** After seeing the City’s proposed design documents for Porter Square intersection improvements we were compelled to write a follow-up letter expressing our disappointment in the plan. You can read that letter here **
On behalf of the volunteers and residents who are part of Cambridge Bicycle Safety we are writing to urge the City to expedite the planned Vision Zero safety improvements for Porter Square and implement them as soon as possible in 2018.
We strongly support the following changes included in the city’s proposal:
- Changes to simplify traffic flow and shorten signal phases, making it easier for pedestrians to cross and everyone to get through the intersection.
- Permanently closing the exit ramp from the mall onto Massachusetts Ave toward Harvard Square.

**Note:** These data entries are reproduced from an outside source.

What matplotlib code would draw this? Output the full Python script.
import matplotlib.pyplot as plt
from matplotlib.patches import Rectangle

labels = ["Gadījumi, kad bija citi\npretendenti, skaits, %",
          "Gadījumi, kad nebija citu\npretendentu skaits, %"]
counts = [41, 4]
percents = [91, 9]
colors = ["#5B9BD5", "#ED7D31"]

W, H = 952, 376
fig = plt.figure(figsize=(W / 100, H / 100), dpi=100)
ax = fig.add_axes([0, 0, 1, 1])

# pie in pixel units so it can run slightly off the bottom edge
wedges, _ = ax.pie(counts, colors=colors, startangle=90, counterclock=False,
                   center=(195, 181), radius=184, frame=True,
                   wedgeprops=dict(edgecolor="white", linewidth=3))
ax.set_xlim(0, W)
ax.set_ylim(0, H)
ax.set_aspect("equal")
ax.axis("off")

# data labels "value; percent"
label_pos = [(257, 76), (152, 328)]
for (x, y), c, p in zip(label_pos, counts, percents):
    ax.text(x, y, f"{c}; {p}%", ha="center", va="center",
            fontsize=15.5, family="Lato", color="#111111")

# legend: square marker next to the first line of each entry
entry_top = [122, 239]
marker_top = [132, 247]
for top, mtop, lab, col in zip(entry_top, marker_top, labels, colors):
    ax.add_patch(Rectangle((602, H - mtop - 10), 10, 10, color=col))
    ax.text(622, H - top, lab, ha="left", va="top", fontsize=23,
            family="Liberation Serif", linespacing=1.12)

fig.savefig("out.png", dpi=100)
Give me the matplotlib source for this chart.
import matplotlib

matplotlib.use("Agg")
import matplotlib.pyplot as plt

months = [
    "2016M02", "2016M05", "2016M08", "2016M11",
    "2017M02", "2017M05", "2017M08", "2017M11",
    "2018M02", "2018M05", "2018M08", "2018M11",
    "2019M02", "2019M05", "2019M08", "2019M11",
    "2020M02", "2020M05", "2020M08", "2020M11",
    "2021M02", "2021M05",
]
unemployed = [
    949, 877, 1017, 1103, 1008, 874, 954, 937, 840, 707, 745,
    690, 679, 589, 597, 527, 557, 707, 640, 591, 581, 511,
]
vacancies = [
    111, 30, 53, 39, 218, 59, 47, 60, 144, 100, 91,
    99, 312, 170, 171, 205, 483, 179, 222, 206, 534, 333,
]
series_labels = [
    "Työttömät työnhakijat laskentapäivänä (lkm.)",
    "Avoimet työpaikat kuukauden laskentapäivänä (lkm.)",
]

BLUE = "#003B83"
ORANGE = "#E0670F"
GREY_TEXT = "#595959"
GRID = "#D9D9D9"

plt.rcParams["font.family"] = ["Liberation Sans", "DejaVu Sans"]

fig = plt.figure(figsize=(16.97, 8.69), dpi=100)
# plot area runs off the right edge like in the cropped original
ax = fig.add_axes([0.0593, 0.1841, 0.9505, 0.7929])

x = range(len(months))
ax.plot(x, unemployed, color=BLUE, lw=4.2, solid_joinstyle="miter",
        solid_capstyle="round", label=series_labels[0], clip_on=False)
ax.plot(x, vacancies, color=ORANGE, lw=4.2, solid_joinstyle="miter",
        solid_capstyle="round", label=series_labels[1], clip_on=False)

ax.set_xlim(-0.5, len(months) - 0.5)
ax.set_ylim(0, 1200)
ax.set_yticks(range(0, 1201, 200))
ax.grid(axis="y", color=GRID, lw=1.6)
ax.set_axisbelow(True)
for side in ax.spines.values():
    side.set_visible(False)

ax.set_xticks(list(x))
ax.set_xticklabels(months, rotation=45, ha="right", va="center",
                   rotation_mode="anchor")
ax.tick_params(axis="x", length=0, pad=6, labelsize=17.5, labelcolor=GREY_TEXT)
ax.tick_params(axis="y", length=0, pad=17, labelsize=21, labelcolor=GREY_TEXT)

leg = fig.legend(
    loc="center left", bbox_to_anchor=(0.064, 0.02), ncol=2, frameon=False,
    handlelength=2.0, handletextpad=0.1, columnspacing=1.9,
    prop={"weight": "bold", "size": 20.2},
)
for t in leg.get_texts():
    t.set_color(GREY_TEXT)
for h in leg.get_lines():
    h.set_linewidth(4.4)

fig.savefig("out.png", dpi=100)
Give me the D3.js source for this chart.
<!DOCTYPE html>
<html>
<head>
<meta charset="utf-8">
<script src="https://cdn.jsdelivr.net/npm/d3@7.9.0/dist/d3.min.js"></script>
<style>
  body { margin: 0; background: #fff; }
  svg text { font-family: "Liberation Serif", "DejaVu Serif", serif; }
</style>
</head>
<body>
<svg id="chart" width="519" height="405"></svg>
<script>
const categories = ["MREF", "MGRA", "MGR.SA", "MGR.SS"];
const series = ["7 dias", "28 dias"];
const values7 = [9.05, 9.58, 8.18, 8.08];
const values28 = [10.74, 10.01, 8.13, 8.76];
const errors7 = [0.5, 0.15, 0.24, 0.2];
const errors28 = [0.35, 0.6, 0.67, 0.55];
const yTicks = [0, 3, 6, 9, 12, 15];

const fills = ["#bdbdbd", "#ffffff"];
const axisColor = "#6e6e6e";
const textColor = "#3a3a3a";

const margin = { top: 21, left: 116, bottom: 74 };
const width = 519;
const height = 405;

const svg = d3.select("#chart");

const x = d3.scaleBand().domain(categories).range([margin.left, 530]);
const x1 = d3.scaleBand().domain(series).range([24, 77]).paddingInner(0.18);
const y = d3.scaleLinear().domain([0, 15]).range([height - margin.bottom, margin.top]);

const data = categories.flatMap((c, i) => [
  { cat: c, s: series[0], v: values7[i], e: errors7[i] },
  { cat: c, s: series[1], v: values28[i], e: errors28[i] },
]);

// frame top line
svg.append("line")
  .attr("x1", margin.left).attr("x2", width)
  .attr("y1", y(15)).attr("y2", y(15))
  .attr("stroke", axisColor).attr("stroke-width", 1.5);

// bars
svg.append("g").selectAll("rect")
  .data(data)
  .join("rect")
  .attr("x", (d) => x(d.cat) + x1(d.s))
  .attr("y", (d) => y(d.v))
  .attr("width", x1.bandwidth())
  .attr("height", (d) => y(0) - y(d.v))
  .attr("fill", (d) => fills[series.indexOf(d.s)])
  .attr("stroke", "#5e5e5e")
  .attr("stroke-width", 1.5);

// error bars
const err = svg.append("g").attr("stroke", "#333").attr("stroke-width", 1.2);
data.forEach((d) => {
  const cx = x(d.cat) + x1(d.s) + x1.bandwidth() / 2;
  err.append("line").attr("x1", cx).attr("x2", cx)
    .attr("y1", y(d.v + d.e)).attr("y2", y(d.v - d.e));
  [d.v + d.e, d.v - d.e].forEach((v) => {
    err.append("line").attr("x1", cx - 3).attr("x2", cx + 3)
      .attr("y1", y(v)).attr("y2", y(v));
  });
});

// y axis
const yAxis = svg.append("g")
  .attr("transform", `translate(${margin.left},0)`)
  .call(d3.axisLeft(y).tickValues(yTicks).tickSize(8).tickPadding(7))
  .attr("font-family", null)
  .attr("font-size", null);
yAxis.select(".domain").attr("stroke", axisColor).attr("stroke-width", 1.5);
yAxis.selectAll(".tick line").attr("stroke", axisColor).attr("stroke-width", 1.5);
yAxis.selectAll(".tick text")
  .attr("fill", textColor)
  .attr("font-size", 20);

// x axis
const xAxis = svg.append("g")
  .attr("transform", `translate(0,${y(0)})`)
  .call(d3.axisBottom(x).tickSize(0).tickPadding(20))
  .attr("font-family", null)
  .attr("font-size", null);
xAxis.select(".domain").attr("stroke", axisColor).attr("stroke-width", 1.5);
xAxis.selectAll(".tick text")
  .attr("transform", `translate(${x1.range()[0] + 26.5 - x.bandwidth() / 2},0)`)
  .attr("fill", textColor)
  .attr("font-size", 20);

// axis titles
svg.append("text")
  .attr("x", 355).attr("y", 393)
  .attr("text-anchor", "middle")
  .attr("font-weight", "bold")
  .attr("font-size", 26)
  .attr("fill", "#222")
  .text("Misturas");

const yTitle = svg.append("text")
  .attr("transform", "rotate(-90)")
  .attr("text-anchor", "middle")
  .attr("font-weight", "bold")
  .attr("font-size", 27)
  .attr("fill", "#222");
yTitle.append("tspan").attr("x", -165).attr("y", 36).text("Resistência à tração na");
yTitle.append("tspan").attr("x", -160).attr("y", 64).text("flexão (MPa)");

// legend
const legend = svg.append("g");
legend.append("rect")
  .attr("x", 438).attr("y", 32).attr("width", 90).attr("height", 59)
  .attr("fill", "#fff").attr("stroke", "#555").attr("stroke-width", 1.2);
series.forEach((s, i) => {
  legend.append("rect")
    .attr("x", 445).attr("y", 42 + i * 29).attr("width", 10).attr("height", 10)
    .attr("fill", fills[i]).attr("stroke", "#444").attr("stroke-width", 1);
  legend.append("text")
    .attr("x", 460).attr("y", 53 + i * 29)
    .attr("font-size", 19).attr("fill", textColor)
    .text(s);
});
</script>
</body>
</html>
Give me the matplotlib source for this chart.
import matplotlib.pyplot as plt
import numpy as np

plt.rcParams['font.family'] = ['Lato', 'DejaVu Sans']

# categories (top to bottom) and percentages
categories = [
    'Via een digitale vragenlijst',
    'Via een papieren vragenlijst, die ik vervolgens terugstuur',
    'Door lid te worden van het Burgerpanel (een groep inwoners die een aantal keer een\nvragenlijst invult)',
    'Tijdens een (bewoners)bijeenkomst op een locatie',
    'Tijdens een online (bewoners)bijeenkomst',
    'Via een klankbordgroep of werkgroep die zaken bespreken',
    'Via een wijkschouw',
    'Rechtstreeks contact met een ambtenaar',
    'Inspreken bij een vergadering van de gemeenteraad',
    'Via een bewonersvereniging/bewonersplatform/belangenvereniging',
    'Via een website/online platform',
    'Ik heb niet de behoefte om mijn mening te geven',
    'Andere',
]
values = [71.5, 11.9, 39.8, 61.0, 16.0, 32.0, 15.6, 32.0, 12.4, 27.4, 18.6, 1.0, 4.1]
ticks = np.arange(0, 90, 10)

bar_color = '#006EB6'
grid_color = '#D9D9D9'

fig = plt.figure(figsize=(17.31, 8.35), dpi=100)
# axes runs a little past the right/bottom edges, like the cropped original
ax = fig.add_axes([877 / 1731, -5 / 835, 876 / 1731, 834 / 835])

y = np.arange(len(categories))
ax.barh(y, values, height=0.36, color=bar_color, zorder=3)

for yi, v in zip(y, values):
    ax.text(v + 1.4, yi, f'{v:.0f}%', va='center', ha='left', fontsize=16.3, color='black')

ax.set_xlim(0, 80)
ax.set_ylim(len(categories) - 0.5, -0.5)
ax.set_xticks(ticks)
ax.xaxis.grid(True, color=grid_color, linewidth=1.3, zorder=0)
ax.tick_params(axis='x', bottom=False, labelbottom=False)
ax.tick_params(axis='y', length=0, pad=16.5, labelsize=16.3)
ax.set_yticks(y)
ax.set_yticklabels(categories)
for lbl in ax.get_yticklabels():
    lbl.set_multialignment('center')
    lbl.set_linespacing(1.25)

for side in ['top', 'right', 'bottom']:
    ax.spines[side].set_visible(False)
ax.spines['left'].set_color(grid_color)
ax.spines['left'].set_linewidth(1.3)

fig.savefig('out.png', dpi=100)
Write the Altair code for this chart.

Additionally, we encourage the City to use the old ramp to create a new public space to enhance livability with benches, planters, etc…
We strongly encourage the city to incorporate the following action into this improvement project to enhance bicyclist safety:
- Ensure cyclists have a safe exit by installing a new green painted bike crossing from the shopping center to the other side of Mass Ave running parallel to the crosswalk.
Finally, we remain disappointed that more significant infrastructure changes are not being considered as part of the City’s Vision Zero response, specifically changes that could more directly address the conditions that contributed to the recent deaths. Accordingly, we urge the City to expedite installation of protected bike lanes (especially adjacent to where Joe Lavins’ crash occurred) and shorten crossing distances for pedestrians (especially across Somerville Avenue, which could be done now that the two left turn lanes from Mass Ave have been reduced to one) to improve safety for pedestrians and people on bikes.
The long awaited safety enhancements in the City’s plan were promised after the death of Marcie Mitler and Joe Lavins who were both killed in Porter Square in 2016, and we firmly believe it has already taken too long — well over a year — for these important changes to be implemented. Vision Zero principles call on cities to more rapidly install safety improvements and infrastructure to avoid future tragedies. For example, after the near death of a cyclist in 2016, Berkeley installed a protected bike lane just three months later.
Thank you as always for your dedication to making Cambridge a safe city to bike for people of all ages and abilities.